How to protect your family from the new 'super lice' outbreak
Posted October 17
There is now a treatment for the resistant, mutant "super lice" that have spread to almost every state across the U.S. Cases of lice have been found in 42 of the 48 states that have been tested so far, and the bugs are continuously spreading to more children and families at a rapid rate.
With the new school season now moving forward, a new spread of the dreaded insect has now entered into a massive amount of homes. The problem now is that lice have evolved from being simple, annoying bugs to mutant pests.
"If you look hard enough, you can probably find lice on someone's head in almost every school in the world on any given day," said Dr. Barbara Frankowski, a doctor of pediatrics at the University of Vermont Medical Center.
That can be a frightening thought, especially when considering that NBC recently reportered that the lice have mutated with the ability to resist numerous over-the-counter treatments that have been used to combat them for years.
During an interview with NBC, Sup Yoon, Ph.D. who has worked alongside this epidemic, said: “If you use a chemical over and over, these little creatures will eventually develop resistance. So, we have to think before we use a treatment. The good news is head lice don’t carry other diseases. They’re more a nuisance than anything else.”

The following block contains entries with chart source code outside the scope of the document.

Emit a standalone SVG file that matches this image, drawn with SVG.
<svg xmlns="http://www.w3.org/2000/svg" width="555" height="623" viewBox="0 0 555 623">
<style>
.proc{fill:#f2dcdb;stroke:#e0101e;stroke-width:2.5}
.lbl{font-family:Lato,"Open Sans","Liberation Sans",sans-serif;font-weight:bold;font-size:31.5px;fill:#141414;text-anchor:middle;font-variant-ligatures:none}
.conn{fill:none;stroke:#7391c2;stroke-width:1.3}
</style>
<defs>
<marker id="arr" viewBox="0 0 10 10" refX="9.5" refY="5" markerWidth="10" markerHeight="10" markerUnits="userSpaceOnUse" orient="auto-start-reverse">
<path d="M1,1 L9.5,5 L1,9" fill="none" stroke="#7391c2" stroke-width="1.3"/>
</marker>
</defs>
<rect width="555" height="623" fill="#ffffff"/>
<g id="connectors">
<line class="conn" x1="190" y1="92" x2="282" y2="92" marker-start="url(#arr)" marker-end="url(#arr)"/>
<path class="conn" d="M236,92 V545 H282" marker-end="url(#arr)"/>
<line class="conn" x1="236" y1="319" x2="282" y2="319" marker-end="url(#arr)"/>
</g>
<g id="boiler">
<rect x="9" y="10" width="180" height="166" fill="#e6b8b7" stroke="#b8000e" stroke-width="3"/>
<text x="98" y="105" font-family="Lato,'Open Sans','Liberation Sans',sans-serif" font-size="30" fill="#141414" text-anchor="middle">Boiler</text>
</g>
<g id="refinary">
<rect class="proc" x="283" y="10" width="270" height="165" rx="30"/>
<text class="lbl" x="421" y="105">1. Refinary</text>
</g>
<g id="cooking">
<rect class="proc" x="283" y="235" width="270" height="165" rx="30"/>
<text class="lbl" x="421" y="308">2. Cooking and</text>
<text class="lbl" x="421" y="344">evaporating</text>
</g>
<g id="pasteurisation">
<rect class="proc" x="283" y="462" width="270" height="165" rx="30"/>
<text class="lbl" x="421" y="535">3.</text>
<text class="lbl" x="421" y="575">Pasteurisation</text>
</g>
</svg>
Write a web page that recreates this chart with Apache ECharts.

Here’s how you can protect your family from the pesky bugs
First, make sure you are checking the hair of every person who resides in your home once a week and give special attention to your children's hair. Lice prefer to nest in children's hair over adult hair because young hair is thin and makes it easy for them to stay stabilized on the scalp.

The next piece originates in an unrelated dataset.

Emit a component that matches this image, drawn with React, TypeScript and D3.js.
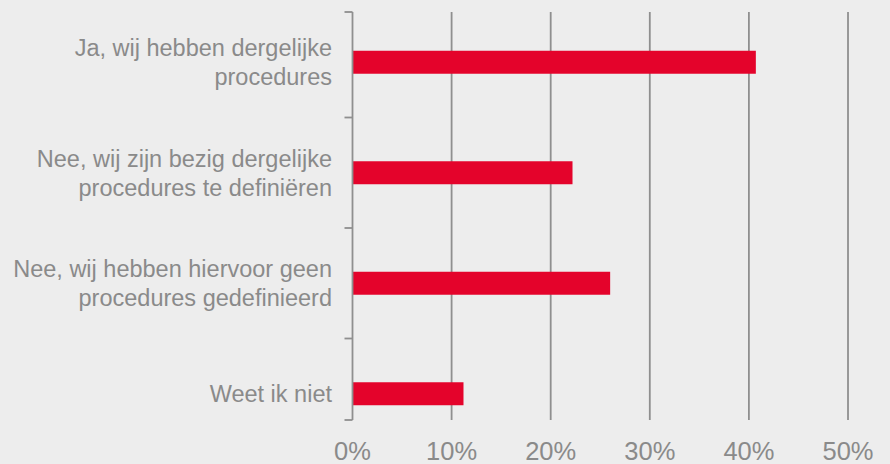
import React from "react";
import * as d3 from "d3";

const categories: string[][] = [
  ["Ja, wij hebben dergelijke", "procedures"],
  ["Nee, wij zijn bezig dergelijke", "procedures te definiëren"],
  ["Nee, wij hebben hiervoor geen", "procedures gedefinieerd"],
  ["Weet ik niet"],
];
const values: number[] = [40.7, 22.2, 26.0, 11.2];
const tickValues: number[] = [0, 10, 20, 30, 40, 50];

const W = 890;
const H = 464;
const BG = "#ededed";
const BAR = "#e4032b";
const GRID = "#8f8f8f";
const TEXT = "#8a8a8a";
const FONT = "'Liberation Sans', Arial, Helvetica, sans-serif";

export default function App() {
  const keys = categories.map((c) => c.join(" "));
  const x = d3.scaleLinear().domain([0, 50]).range([352.5, 848]);
  const y = d3
    .scaleBand<string>()
    .domain(keys)
    .range([7, 449])
    .paddingInner(0.792)
    .paddingOuter(0.396);
  const axisTop = 12;
  const axisBottom = 420;
  const step = y.step();
  const internalTicks = keys
    .slice(1)
    .map((k) => (y(k) as number) - (step - y.bandwidth()) / 2);
  const yTicks = [axisTop, ...internalTicks, axisBottom];
  const lineH = 29;

  return (
    <svg
      width={W}
      height={H}
      style={{ position: "absolute", left: 0, top: 0, background: BG }}
    >
      <rect x={0} y={0} width={W} height={H} fill={BG} />
      {tickValues
        .filter((t) => t > 0)
        .map((t) => (
          <line
            key={"g" + t}
            x1={x(t)}
            x2={x(t)}
            y1={axisTop}
            y2={axisBottom}
            stroke={GRID}
            strokeWidth={1.8}
          />
        ))}
      {values.map((v, i) => (
        <rect
          key={"b" + i}
          x={x(0)}
          y={y(keys[i])}
          width={x(v) - x(0)}
          height={y.bandwidth()}
          fill={BAR}
        />
      ))}
      <line
        x1={x(0)}
        x2={x(0)}
        y1={axisTop}
        y2={axisBottom}
        stroke={GRID}
        strokeWidth={1.8}
      />
      {yTicks.map((t, i) => (
        <line
          key={"t" + i}
          x1={x(0) - 8}
          x2={x(0)}
          y1={t}
          y2={t}
          stroke={GRID}
          strokeWidth={1.8}
        />
      ))}
      {categories.map((lines, i) => {
        const cy = (y(keys[i]) as number) + y.bandwidth() / 2;
        const n = lines.length;
        return (
          <text
            key={"l" + i}
            textAnchor="end"
            fontFamily={FONT}
            fontSize={23.5}
            fill={TEXT}
          >
            {lines.map((ln, j) => (
              <tspan
                key={j}
                x={332}
                y={cy + (j - (n - 1) / 2) * lineH + 8.5}
              >
                {ln}
              </tspan>
            ))}
          </text>
        );
      })}
      {tickValues.map((t) => (
        <text
          key={"x" + t}
          x={x(t)}
          y={460}
          textAnchor="middle"
          fontFamily={FONT}
          fontSize={25.5}
          fill={TEXT}
        >
          {t + "%"}
        </text>
      ))}
    </svg>
  );
}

To check for lice, take a regular comb and search the scalp for any small black bugs that might be hiding between strands. If you see what looks like moving, black dots then chances are your child or family member may be infested with the miniscule pests.
If you or any of your family members have long hair, try braided hair styles or pulling the hair back in a pony tail or bun. And tame those extra fly-aways with hair spray. You can also coat your hair by spritzing it with tea-tree oil, but do so in minimal amounts because it can dry your scalp. Also, warn your children about sharing clothing items with friends during this time, especially hats or helmets.
Be sure each family member is regularly washing their hair. Although lice may seem dirty, they choose to live in clean environments. The cleaner the head, the easier it is to attract lice. This fact might make you feel like there is no winning against these tiny foes, but some people suggest that rubbing some olive oil onto the scalp after washing your hair helps prevent lice from making a home on your head.
Here’s the treatment
Dr. Robin Gehris, the chief of pediatric dermatology at the Children’s Hospital of Pittsburg, suggests treating the lice with over the counter medicine will help if your family is infected. “Treat the entire head and leave it on for a few hours and then repeat a week later,” she said in an interview with NBC. “If you still see things moving after the second treatment it’s time to call the doctor.”
Parents need to be aware of the lice outbreak and if home remedies or over-the- counter treatments don't work, getting a prescription from a doctor will most likely take care of the bugs for good.